[Collected data]
((

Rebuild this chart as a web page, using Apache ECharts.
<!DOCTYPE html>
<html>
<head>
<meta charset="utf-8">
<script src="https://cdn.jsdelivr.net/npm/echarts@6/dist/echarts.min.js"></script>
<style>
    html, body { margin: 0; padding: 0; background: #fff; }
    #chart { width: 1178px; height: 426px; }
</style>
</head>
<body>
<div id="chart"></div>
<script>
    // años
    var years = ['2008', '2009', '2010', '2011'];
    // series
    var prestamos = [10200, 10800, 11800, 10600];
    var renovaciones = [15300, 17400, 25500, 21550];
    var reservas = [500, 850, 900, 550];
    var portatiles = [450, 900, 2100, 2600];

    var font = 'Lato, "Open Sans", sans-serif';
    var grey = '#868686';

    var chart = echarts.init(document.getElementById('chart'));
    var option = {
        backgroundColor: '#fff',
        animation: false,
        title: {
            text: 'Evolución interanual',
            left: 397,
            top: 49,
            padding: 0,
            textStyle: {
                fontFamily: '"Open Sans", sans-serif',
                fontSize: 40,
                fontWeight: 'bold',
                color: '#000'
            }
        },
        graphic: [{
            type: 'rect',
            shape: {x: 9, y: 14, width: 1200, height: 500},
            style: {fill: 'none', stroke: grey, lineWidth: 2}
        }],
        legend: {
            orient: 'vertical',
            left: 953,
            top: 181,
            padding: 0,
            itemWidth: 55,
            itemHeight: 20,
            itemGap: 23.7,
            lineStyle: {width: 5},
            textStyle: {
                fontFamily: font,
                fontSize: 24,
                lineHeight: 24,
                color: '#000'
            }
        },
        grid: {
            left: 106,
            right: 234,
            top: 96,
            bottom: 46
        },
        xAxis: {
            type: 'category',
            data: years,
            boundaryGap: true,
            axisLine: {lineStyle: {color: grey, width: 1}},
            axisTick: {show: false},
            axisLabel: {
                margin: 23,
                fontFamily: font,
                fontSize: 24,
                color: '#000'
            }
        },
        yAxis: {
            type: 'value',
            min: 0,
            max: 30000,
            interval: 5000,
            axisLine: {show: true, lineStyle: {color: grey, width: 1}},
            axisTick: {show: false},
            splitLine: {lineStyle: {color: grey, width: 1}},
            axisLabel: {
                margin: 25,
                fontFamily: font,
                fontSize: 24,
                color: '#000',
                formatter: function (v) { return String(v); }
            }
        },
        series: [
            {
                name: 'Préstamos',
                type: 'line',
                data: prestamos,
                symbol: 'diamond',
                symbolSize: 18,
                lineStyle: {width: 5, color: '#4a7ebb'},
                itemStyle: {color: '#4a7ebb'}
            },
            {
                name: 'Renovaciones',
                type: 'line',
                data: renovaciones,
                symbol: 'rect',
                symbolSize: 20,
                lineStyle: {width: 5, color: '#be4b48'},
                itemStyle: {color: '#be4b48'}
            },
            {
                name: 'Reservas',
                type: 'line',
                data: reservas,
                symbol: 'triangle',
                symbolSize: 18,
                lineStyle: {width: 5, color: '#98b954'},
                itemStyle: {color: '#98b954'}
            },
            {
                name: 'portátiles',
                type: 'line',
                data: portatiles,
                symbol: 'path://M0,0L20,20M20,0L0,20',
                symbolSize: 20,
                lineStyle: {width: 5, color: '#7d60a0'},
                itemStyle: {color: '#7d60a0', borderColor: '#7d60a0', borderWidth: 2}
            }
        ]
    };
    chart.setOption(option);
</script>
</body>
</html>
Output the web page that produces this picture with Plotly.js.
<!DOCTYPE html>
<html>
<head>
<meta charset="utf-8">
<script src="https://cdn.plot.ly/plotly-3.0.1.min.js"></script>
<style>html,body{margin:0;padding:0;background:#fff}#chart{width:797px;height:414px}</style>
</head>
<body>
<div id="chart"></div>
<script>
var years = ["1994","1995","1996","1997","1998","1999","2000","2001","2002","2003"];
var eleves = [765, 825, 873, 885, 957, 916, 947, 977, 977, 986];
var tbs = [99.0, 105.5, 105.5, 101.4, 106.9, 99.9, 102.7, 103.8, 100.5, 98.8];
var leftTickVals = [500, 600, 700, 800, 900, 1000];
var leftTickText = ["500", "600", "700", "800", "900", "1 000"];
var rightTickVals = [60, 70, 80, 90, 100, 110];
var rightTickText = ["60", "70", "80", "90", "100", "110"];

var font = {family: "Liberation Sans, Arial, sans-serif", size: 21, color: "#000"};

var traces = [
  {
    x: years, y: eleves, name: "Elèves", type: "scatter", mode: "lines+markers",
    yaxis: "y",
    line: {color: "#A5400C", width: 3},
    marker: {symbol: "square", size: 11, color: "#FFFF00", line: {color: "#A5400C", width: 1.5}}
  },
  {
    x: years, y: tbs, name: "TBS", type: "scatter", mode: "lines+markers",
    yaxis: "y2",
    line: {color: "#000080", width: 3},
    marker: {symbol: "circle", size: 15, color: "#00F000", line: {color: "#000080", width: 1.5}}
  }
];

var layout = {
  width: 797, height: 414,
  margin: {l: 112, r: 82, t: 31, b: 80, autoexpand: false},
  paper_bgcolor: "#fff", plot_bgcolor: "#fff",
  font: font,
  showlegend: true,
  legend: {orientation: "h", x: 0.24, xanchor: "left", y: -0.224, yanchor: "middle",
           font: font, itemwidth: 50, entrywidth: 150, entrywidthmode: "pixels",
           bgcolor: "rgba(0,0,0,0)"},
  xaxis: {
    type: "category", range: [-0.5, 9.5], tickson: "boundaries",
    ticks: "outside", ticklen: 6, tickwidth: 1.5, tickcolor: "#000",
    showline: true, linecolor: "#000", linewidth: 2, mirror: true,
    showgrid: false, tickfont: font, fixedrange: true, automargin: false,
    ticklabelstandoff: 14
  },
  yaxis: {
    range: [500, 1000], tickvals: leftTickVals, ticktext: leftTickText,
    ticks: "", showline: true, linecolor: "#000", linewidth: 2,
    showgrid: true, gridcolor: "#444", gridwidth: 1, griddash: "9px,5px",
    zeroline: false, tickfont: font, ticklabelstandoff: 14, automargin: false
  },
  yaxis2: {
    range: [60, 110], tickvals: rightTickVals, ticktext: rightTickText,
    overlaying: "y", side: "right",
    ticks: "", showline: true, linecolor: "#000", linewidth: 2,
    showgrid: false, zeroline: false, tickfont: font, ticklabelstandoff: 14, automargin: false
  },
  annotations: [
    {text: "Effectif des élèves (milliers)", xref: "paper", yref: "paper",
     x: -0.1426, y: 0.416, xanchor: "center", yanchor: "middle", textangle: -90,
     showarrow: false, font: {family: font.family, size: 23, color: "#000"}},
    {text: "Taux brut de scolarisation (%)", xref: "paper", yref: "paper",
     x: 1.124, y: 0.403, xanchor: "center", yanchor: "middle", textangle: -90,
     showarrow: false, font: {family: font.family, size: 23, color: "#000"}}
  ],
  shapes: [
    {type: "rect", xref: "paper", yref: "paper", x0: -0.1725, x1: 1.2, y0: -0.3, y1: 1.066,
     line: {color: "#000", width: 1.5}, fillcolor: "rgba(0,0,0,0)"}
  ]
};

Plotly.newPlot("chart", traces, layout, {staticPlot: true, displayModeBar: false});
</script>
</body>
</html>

))

## Brief:
Output the data above exactly, please, line for line.

## Final result:
Rebuild this chart as a web page, using Apache ECharts.
<!DOCTYPE html>
<html>
<head>
<meta charset="utf-8">
<script src="https://cdn.jsdelivr.net/npm/echarts@6/dist/echarts.min.js"></script>
<style>
    html, body { margin: 0; padding: 0; background: #fff; }
    #chart { width: 1178px; height: 426px; }
</style>
</head>
<body>
<div id="chart"></div>
<script>
    // años
    var years = ['2008', '2009', '2010', '2011'];
    // series
    var prestamos = [10200, 10800, 11800, 10600];
    var renovaciones = [15300, 17400, 25500, 21550];
    var reservas = [500, 850, 900, 550];
    var portatiles = [450, 900, 2100, 2600];

    var font = 'Lato, "Open Sans", sans-serif';
    var grey = '#868686';

    var chart = echarts.init(document.getElementById('chart'));
    var option = {
        backgroundColor: '#fff',
        animation: false,
        title: {
            text: 'Evolución interanual',
            left: 397,
            top: 49,
            padding: 0,
            textStyle: {
                fontFamily: '"Open Sans", sans-serif',
                fontSize: 40,
                fontWeight: 'bold',
                color: '#000'
            }
        },
        graphic: [{
            type: 'rect',
            shape: {x: 9, y: 14, width: 1200, height: 500},
            style: {fill: 'none', stroke: grey, lineWidth: 2}
        }],
        legend: {
            orient: 'vertical',
            left: 953,
            top: 181,
            padding: 0,
            itemWidth: 55,
            itemHeight: 20,
            itemGap: 23.7,
            lineStyle: {width: 5},
            textStyle: {
                fontFamily: font,
                fontSize: 24,
                lineHeight: 24,
                color: '#000'
            }
        },
        grid: {
            left: 106,
            right: 234,
            top: 96,
            bottom: 46
        },
        xAxis: {
            type: 'category',
            data: years,
            boundaryGap: true,
            axisLine: {lineStyle: {color: grey, width: 1}},
            axisTick: {show: false},
            axisLabel: {
                margin: 23,
                fontFamily: font,
                fontSize: 24,
                color: '#000'
            }
        },
        yAxis: {
            type: 'value',
            min: 0,
            max: 30000,
            interval: 5000,
            axisLine: {show: true, lineStyle: {color: grey, width: 1}},
            axisTick: {show: false},
            splitLine: {lineStyle: {color: grey, width: 1}},
            axisLabel: {
                margin: 25,
                fontFamily: font,
                fontSize: 24,
                color: '#000',
                formatter: function (v) { return String(v); }
            }
        },
        series: [
            {
                name: 'Préstamos',
                type: 'line',
                data: prestamos,
                symbol: 'diamond',
                symbolSize: 18,
                lineStyle: {width: 5, color: '#4a7ebb'},
                itemStyle: {color: '#4a7ebb'}
            },
            {
                name: 'Renovaciones',
                type: 'line',
                data: renovaciones,
                symbol: 'rect',
                symbolSize: 20,
                lineStyle: {width: 5, color: '#be4b48'},
                itemStyle: {color: '#be4b48'}
            },
            {
                name: 'Reservas',
                type: 'line',
                data: reservas,
                symbol: 'triangle',
                symbolSize: 18,
                lineStyle: {width: 5, color: '#98b954'},
                itemStyle: {color: '#98b954'}
            },
            {
                name: 'portátiles',
                type: 'line',
                data: portatiles,
                symbol: 'path://M0,0L20,20M20,0L0,20',
                symbolSize: 20,
                lineStyle: {width: 5, color: '#7d60a0'},
                itemStyle: {color: '#7d60a0', borderColor: '#7d60a0', borderWidth: 2}
            }
        ]
    };
    chart.setOption(option);
</script>
</body>
</html>
Output the web page that produces this picture with Plotly.js.
<!DOCTYPE html>
<html>
<head>
<meta charset="utf-8">
<script src="https://cdn.plot.ly/plotly-3.0.1.min.js"></script>
<style>html,body{margin:0;padding:0;background:#fff}#chart{width:797px;height:414px}</style>
</head>
<body>
<div id="chart"></div>
<script>
var years = ["1994","1995","1996","1997","1998","1999","2000","2001","2002","2003"];
var eleves = [765, 825, 873, 885, 957, 916, 947, 977, 977, 986];
var tbs = [99.0, 105.5, 105.5, 101.4, 106.9, 99.9, 102.7, 103.8, 100.5, 98.8];
var leftTickVals = [500, 600, 700, 800, 900, 1000];
var leftTickText = ["500", "600", "700", "800", "900", "1 000"];
var rightTickVals = [60, 70, 80, 90, 100, 110];
var rightTickText = ["60", "70", "80", "90", "100", "110"];

var font = {family: "Liberation Sans, Arial, sans-serif", size: 21, color: "#000"};

var traces = [
  {
    x: years, y: eleves, name: "Elèves", type: "scatter", mode: "lines+markers",
    yaxis: "y",
    line: {color: "#A5400C", width: 3},
    marker: {symbol: "square", size: 11, color: "#FFFF00", line: {color: "#A5400C", width: 1.5}}
  },
  {
    x: years, y: tbs, name: "TBS", type: "scatter", mode: "lines+markers",
    yaxis: "y2",
    line: {color: "#000080", width: 3},
    marker: {symbol: "circle", size: 15, color: "#00F000", line: {color: "#000080", width: 1.5}}
  }
];

var layout = {
  width: 797, height: 414,
  margin: {l: 112, r: 82, t: 31, b: 80, autoexpand: false},
  paper_bgcolor: "#fff", plot_bgcolor: "#fff",
  font: font,
  showlegend: true,
  legend: {orientation: "h", x: 0.24, xanchor: "left", y: -0.224, yanchor: "middle",
           font: font, itemwidth: 50, entrywidth: 150, entrywidthmode: "pixels",
           bgcolor: "rgba(0,0,0,0)"},
  xaxis: {
    type: "category", range: [-0.5, 9.5], tickson: "boundaries",
    ticks: "outside", ticklen: 6, tickwidth: 1.5, tickcolor: "#000",
    showline: true, linecolor: "#000", linewidth: 2, mirror: true,
    showgrid: false, tickfont: font, fixedrange: true, automargin: false,
    ticklabelstandoff: 14
  },
  yaxis: {
    range: [500, 1000], tickvals: leftTickVals, ticktext: leftTickText,
    ticks: "", showline: true, linecolor: "#000", linewidth: 2,
    showgrid: true, gridcolor: "#444", gridwidth: 1, griddash: "9px,5px",
    zeroline: false, tickfont: font, ticklabelstandoff: 14, automargin: false
  },
  yaxis2: {
    range: [60, 110], tickvals: rightTickVals, ticktext: rightTickText,
    overlaying: "y", side: "right",
    ticks: "", showline: true, linecolor: "#000", linewidth: 2,
    showgrid: false, zeroline: false, tickfont: font, ticklabelstandoff: 14, automargin: false
  },
  annotations: [
    {text: "Effectif des élèves (milliers)", xref: "paper", yref: "paper",
     x: -0.1426, y: 0.416, xanchor: "center", yanchor: "middle", textangle: -90,
     showarrow: false, font: {family: font.family, size: 23, color: "#000"}},
    {text: "Taux brut de scolarisation (%)", xref: "paper", yref: "paper",
     x: 1.124, y: 0.403, xanchor: "center", yanchor: "middle", textangle: -90,
     showarrow: false, font: {family: font.family, size: 23, color: "#000"}}
  ],
  shapes: [
    {type: "rect", xref: "paper", yref: "paper", x0: -0.1725, x1: 1.2, y0: -0.3, y1: 1.066,
     line: {color: "#000", width: 1.5}, fillcolor: "rgba(0,0,0,0)"}
  ]
};

Plotly.newPlot("chart", traces, layout, {staticPlot: true, displayModeBar: false});
</script>
</body>
</html>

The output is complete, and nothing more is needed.